An example of the foregoing can be found in a hypothetical situation where a water pipe breaks in a fifty unit condominium complex consisting of five buildings. Consider the following three hypothetical situations:

(1) Assume a water pipe services three units. Further assume the water pipe breaks before it gets to any of the three units. Since a break in a water pipe affecting three units solely benefits the three units in question, and not the remaining units, the association’s expense in repairing the water line could be passed on to the three units benefitting from the repair cost. (Moreover, absent an emergency, the association might even consider requiring the three unit owners to secure approval for a competent and licensed plumber to implement repairs and accept responsibility for the charges in the first instance.)

(2) Assume a water pipe services an entire building. Further assume the water pipe breaks after it leaves the main association line, but before it enters the building. Since a break in a water pipe affecting the building solely benefits the ten units in the building, and not the remaining units, the association’s expense in repairing the water line could be passed on to the units benefitting from the repair cost.

(3) Assume the main water line servicing all units breaks and the break is not the result of any owner’s intentional or negligent conduct. Since a break in the main water pipe affects all units, the association would be solely responsible for repair of the water line and the associated costs. (The association, however, should not have any liability for resulting damage from the water leak, absent negligence.)

In addition to the foregoing, many condominium associations are confronted with requests to repair damage caused to the interior of units. Unless specifically stated otherwise in an association’s governing documents, damage to interior portions of a unit are generally within the responsibility of an owner. If an owner fails to secure insurance for such occurrences, the owner cannot expect the association to be his or her insurer. Again, pursuant to A.R.S. § 33-1255©, any common expense incurred in resolving interior damage solely benefits the affected unit and requires assessment of said amounts exclusively against the benefitted unit. (This analysis also applies to limited common elements.)

Support for the foregoing analysis is found in Wayne S. Hyatt’s book entitled Condominium and Homeowner Association Practice: Community Association Law, Section 6.03(m), pages 341-43 (2d. Ed. 1988), wherein he states:

“[A] point to remember is that the Association is not an insurer of the unit owners. It is not automatically responsible for damage to a unit simply because the problem originated, in, on, or from the common elements. (Schwarzmann v. Association of Apartment Owners of Bridgehaven, 655 P.2d 177 (Wash. App. 1982)). . . The Association, for example, in the absence of fault, is not responsible for interior damage caused by a runaway auto crashing through the wall.
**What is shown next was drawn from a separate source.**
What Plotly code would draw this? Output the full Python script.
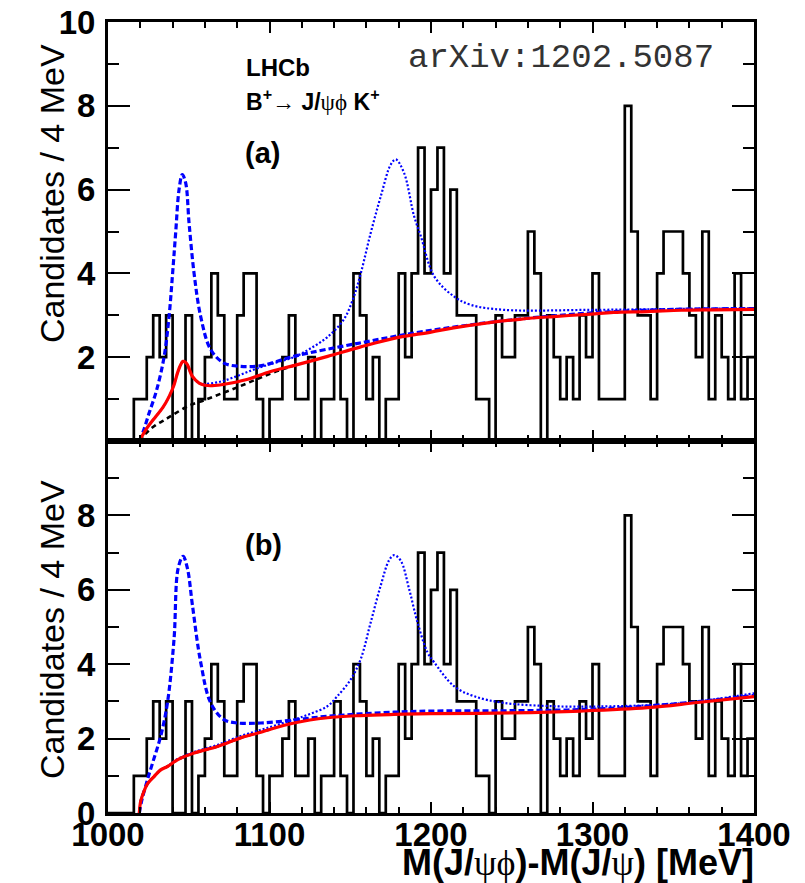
import numpy as np
import plotly.graph_objects as go

# ---------------- data ----------------
bin_lo = 1000.0
bin_width = 4.0
counts = [0, 0, 0, 0, 1, 1, 2, 3, 2, 3,
          0, 0, 3, 0, 1, 2, 4, 3, 1, 1,
          3, 4, 4, 1, 0, 1, 1, 2, 3, 1,
          1, 2, 0, 1, 1, 3, 1, 0, 4, 3,
          1, 2, 0, 1, 1, 4, 2, 4, 7, 4,
          6, 7, 4, 6, 3, 3, 3, 1, 1, 0,
          3, 2, 2, 3, 3, 5, 4, 0, 3, 2,
          1, 2, 1, 3, 2, 4, 1, 1, 1, 1,
          8, 5, 3, 3, 1, 4, 5, 5, 5, 4,
          3, 2, 5, 1, 3, 2, 1, 4, 1, 2]

# panel (a) curves
bkg_a_x = [1019.4, 1022, 1025, 1029.5, 1035, 1040, 1050, 1060, 1070, 1080, 1090, 1100, 1115]
bkg_a_y = [0.0, 0.12, 0.24, 0.38, 0.5, 0.62, 0.84, 0.98, 1.13, 1.28, 1.44, 1.6, 1.8]

red_a_x = [1019.4, 1024, 1029.5, 1034, 1037.8, 1041, 1043, 1045, 1046.4, 1048, 1049.2, 1052.3,
           1056.4, 1060, 1064.6, 1072.9, 1085.3, 1100.7, 1115, 1136, 1156, 1177, 1200, 1214,
           1235, 1256, 1276, 1299, 1313, 1334, 1355, 1375, 1400]
red_a_y = [0.0, 0.3, 0.58, 0.8, 1.06, 1.35, 1.62, 1.82, 1.9, 1.88, 1.82, 1.54,
           1.38, 1.33, 1.32, 1.36, 1.46, 1.66, 1.8, 2.02, 2.24, 2.45, 2.6, 2.7,
           2.82, 2.91, 2.97, 3.03, 3.07, 3.09, 3.12, 3.13, 3.14]

dash_a_x = [1019.4, 1022, 1025.4, 1030, 1034.7, 1037.8, 1040, 1041.9, 1044, 1046, 1048.1, 1050.2,
            1053.3, 1057.4, 1063.6, 1071.8, 1082, 1095, 1115, 1156, 1200, 1250, 1300, 1350, 1400]
dash_a_y = [0.0, 0.25, 0.66, 1.2, 2.0, 2.97, 4.0, 4.97, 6.0, 6.36, 6.16, 5.2,
            4.0, 2.97, 2.18, 1.86, 1.78, 1.8, 2.02, 2.34, 2.64, 2.89, 3.06, 3.14, 3.16]

dot_a_x = [1019.4, 1024, 1029.5, 1034, 1037.8, 1041, 1043, 1045, 1046.4, 1048, 1052.3, 1056.4,
           1060, 1070, 1080, 1090, 1100, 1115, 1125, 1135.8, 1146, 1152.3, 1156.5, 1162.7,
           1168.9, 1175.1, 1178.2, 1183.3, 1189.5, 1193.6, 1202, 1214.2, 1224.6, 1245.2,
           1299, 1350, 1400]
dot_a_y = [0.0, 0.3, 0.58, 0.8, 1.06, 1.35, 1.62, 1.82, 1.9, 1.88, 1.54, 1.38,
           1.36, 1.42, 1.55, 1.7, 1.83, 2.0, 2.2, 2.48, 2.9, 3.45, 4.0, 4.97,
           5.84, 6.6, 6.72, 6.4, 5.37, 4.9, 3.93, 3.45, 3.25, 3.13,
           3.13, 3.15, 3.17]

# panel (b) curves
red_b_x = [1019.4, 1020.2, 1022, 1024.4, 1028.5, 1032.6, 1036.8, 1043, 1053.3, 1067.7, 1082.2,
           1094.6, 1099.7, 1115.2, 1135.8, 1156.5, 1177.1, 1199.8, 1250, 1292.6, 1334, 1365, 1400]
red_b_y = [0.0, 0.31, 0.55, 0.78, 0.98, 1.16, 1.25, 1.43, 1.61, 1.79, 2.02,
           2.17, 2.24, 2.42, 2.56, 2.62, 2.65, 2.67, 2.69, 2.74, 2.83, 2.97, 3.13]

bkg_b_x = [1019.4, 1020.2, 1022, 1024.4, 1028.5, 1032.6, 1036.8, 1043, 1053.3, 1067.7, 1082.2, 1099.7]
bkg_b_y = [0.0, 0.31, 0.55, 0.78, 0.98, 1.16, 1.25, 1.43, 1.61, 1.79, 2.02, 2.24]

dash_b_x = [1019.4, 1021, 1024.4, 1028, 1032.6, 1036.8, 1040.9, 1043.4, 1046.5, 1049.2, 1052.3,
            1057.4, 1063.6, 1071.8, 1080.1, 1094.6, 1115, 1135.8, 1177.1, 1199.8, 1250, 1300,
            1350, 1400]
dash_b_y = [0.0, 0.35, 0.89, 1.4, 2.06, 2.96, 4.68, 6.57, 6.9, 6.57, 5.58,
            4.05, 2.96, 2.51, 2.42, 2.42, 2.5, 2.6, 2.71, 2.74, 2.75, 2.79,
            2.93, 3.16]

dot_b_x = [1019.4, 1020.2, 1022, 1024.4, 1028.5, 1032.6, 1036.8, 1043, 1053.3, 1067.7, 1082.2,
           1099.7, 1115, 1125, 1135.8, 1142, 1150.3, 1156.5, 1162.7, 1168.9, 1174, 1177.1,
           1181.2, 1186.4, 1191.6, 1197.8, 1202, 1214.2, 1226.6, 1245.2, 1276.2, 1298.9,
           1354.6, 1400]
dot_b_y = [0.0, 0.31, 0.55, 0.78, 0.98, 1.16, 1.26, 1.45, 1.64, 1.83, 2.07,
           2.3, 2.51, 2.66, 2.87, 3.14, 3.59, 4.14, 5.13, 6.12, 6.79, 6.93,
           6.79, 6.03, 5.13, 4.32, 4.05, 3.41, 3.14, 2.96, 2.87, 2.86,
           2.95, 3.22]

x_major = [1000, 1100, 1200, 1300, 1400]
x_major_text = ["1000", "1100", "1200", "1300", "1400"]
y_major_top = [2, 4, 6, 8, 10]
y_text_top = ["2", "4", "6", "8", "10"]
y_major_bot = [0, 2, 4, 6, 8]
y_text_bot = ["0", "2", "4", "6", "8"]

# ---------------- figure ----------------
W, H = 805, 883
x0p, x1p = 108 / W, 754 / W
top_dom = [1 - 441 / H, 1 - 22 / H]
bot_dom = [1 - 813 / H, 1 - 441 / H]

edges = bin_lo + bin_width * np.arange(len(counts) + 1)
hx = list(edges)
hy = list(counts) + [counts[-1]]

fig = go.Figure()

def add_panel(xa, ya, bkg, dsh, dot, red):
    fig.add_trace(go.Scatter(x=hx, y=hy, mode="lines", line=dict(color="black", width=2.7, shape="hv"),
                             xaxis=xa, yaxis=ya, hoverinfo="skip", showlegend=False))
    fig.add_trace(go.Scatter(x=bkg[0], y=bkg[1], mode="lines",
                             line=dict(color="black", width=2.6, dash="5px,4px", shape="spline"),
                             xaxis=xa, yaxis=ya, showlegend=False))
    fig.add_trace(go.Scatter(x=dsh[0], y=dsh[1], mode="lines",
                             line=dict(color="#0000ff", width=3.2, dash="6px,3px", shape="spline"),
                             xaxis=xa, yaxis=ya, showlegend=False))
    fig.add_trace(go.Scatter(x=dot[0], y=dot[1], mode="lines",
                             line=dict(color="#0000ff", width=2.2, dash="2px,2px", shape="spline"),
                             xaxis=xa, yaxis=ya, showlegend=False))
    fig.add_trace(go.Scatter(x=red[0], y=red[1], mode="lines",
                             line=dict(color="#ff0000", width=3.2, shape="spline"),
                             xaxis=xa, yaxis=ya, showlegend=False))

add_panel("x", "y", (bkg_a_x, bkg_a_y), (dash_a_x, dash_a_y), (dot_a_x, dot_a_y), (red_a_x, red_a_y))
add_panel("x2", "y2", (bkg_b_x, bkg_b_y), (dash_b_x, dash_b_y), (dot_b_x, dot_b_y), (red_b_x, red_b_y))

SANS = "Liberation Sans, Arial, Helvetica"
tick_font = dict(family=SANS, size=33, color="black", weight="bold")

def xaxis(dom_anchor, show_labels):
    return dict(domain=[x0p, x1p], anchor=dom_anchor, range=[1000, 1400], automargin=False,
                showline=True, linewidth=3, linecolor="black", mirror="allticks",
                ticks="inside", ticklen=11, tickwidth=2, tickcolor="black",
                tickvals=x_major, ticktext=x_major_text, showticklabels=show_labels,
                tickfont=tick_font, ticklabelstandoff=-10, showgrid=False, zeroline=False,
                minor=dict(ticks="inside", ticklen=6, tickwidth=2, tickcolor="black", dtick=20,
                           tick0=1000, showgrid=False))

def yaxis(dom, anchor, vals, text):
    return dict(domain=dom, anchor=anchor, range=[0, 10], automargin=False,
                showline=True, linewidth=3, linecolor="black", mirror="allticks",
                ticks="inside", ticklen=22, tickwidth=2, tickcolor="black",
                tickvals=vals, ticktext=text, tickfont=tick_font, ticklabelstandoff=3,
                showgrid=False, zeroline=False,
                minor=dict(ticks="inside", ticklen=11, tickwidth=2, tickcolor="black", dtick=1,
                           tick0=0, showgrid=False))

fig.update_layout(
    width=W, height=H, margin=dict(l=0, r=0, t=0, b=0, autoexpand=False),
    paper_bgcolor="white", plot_bgcolor="white",
    xaxis=xaxis("y", False), yaxis=yaxis(top_dom, "x", y_major_top, y_text_top),
    xaxis2=xaxis("y2", True), yaxis2=yaxis(bot_dom, "x2", y_major_bot, y_text_bot),
    showlegend=False,
)

def px(x, y):
    return x / W, 1 - y / H

annos = []
def text(x, y, s, size, family=SANS, xanchor="left", yanchor="middle", angle=0, color="black"):
    ax, ay = px(x, y)
    annos.append(dict(x=ax, y=ay, xref="paper", yref="paper", text=s, showarrow=False,
                      xanchor=xanchor, yanchor=yanchor, textangle=angle,
                      font=dict(family=family, size=size, color=color)))

sym = '<span style="font-family:Liberation Serif;font-weight:normal">'
text(244, 67, "<b>LHCb</b>", 24)
text(244, 100, "<b>B<sup>+</sup>\u2192 J/</b>" + sym + "\u03c8\u03d5</span><b> K<sup>+</sup></b>", 23)
text(243, 153, "<b>(a)</b>", 29)
text(243, 545, "<b>(b)</b>", 29)
text(406, 58, "arXiv:1202.5087", 34, family="Liberation Mono", color="#333333")
text(52, 194, "Candidates / 4 MeV", 34, family=SANS, xanchor="center", angle=-90)
text(52, 630, "Candidates / 4 MeV", 34, family=SANS, xanchor="center", angle=-90)
text(756, 862, "<b>M(J/</b>" + sym + "\u03c8\u03d5</span><b>)-M(J/</b>" + sym + "\u03c8</span><b>) [MeV]</b>",
     36, xanchor="right")
fig.update_layout(annotations=annos)

fig.write_html("out.html")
Why then should the Association be responsible for ‘runaway’ . . . water that leaks in? . . . As long as the officers and directors have performed reasonably and with diligence, and in the absence of negligence, the board will not be liable simply because an individual unit owner has suffered harm.”

As a final note, homeowners should be reminded to purchase insurance for their units to cover items not generally covered by the association’s insurance. Such a policy is generally known as an HO6 policy. The association may have a general insurance policy, but homeowners should purchase insurance for any items not covered by the association’s insurance, including damage to the interior of units.

The association has many duties and obligations pursuant to Arizona law. Nevertheless, associations should not take on the additional responsibility of being an insurer of units where no such obligation otherwise exists.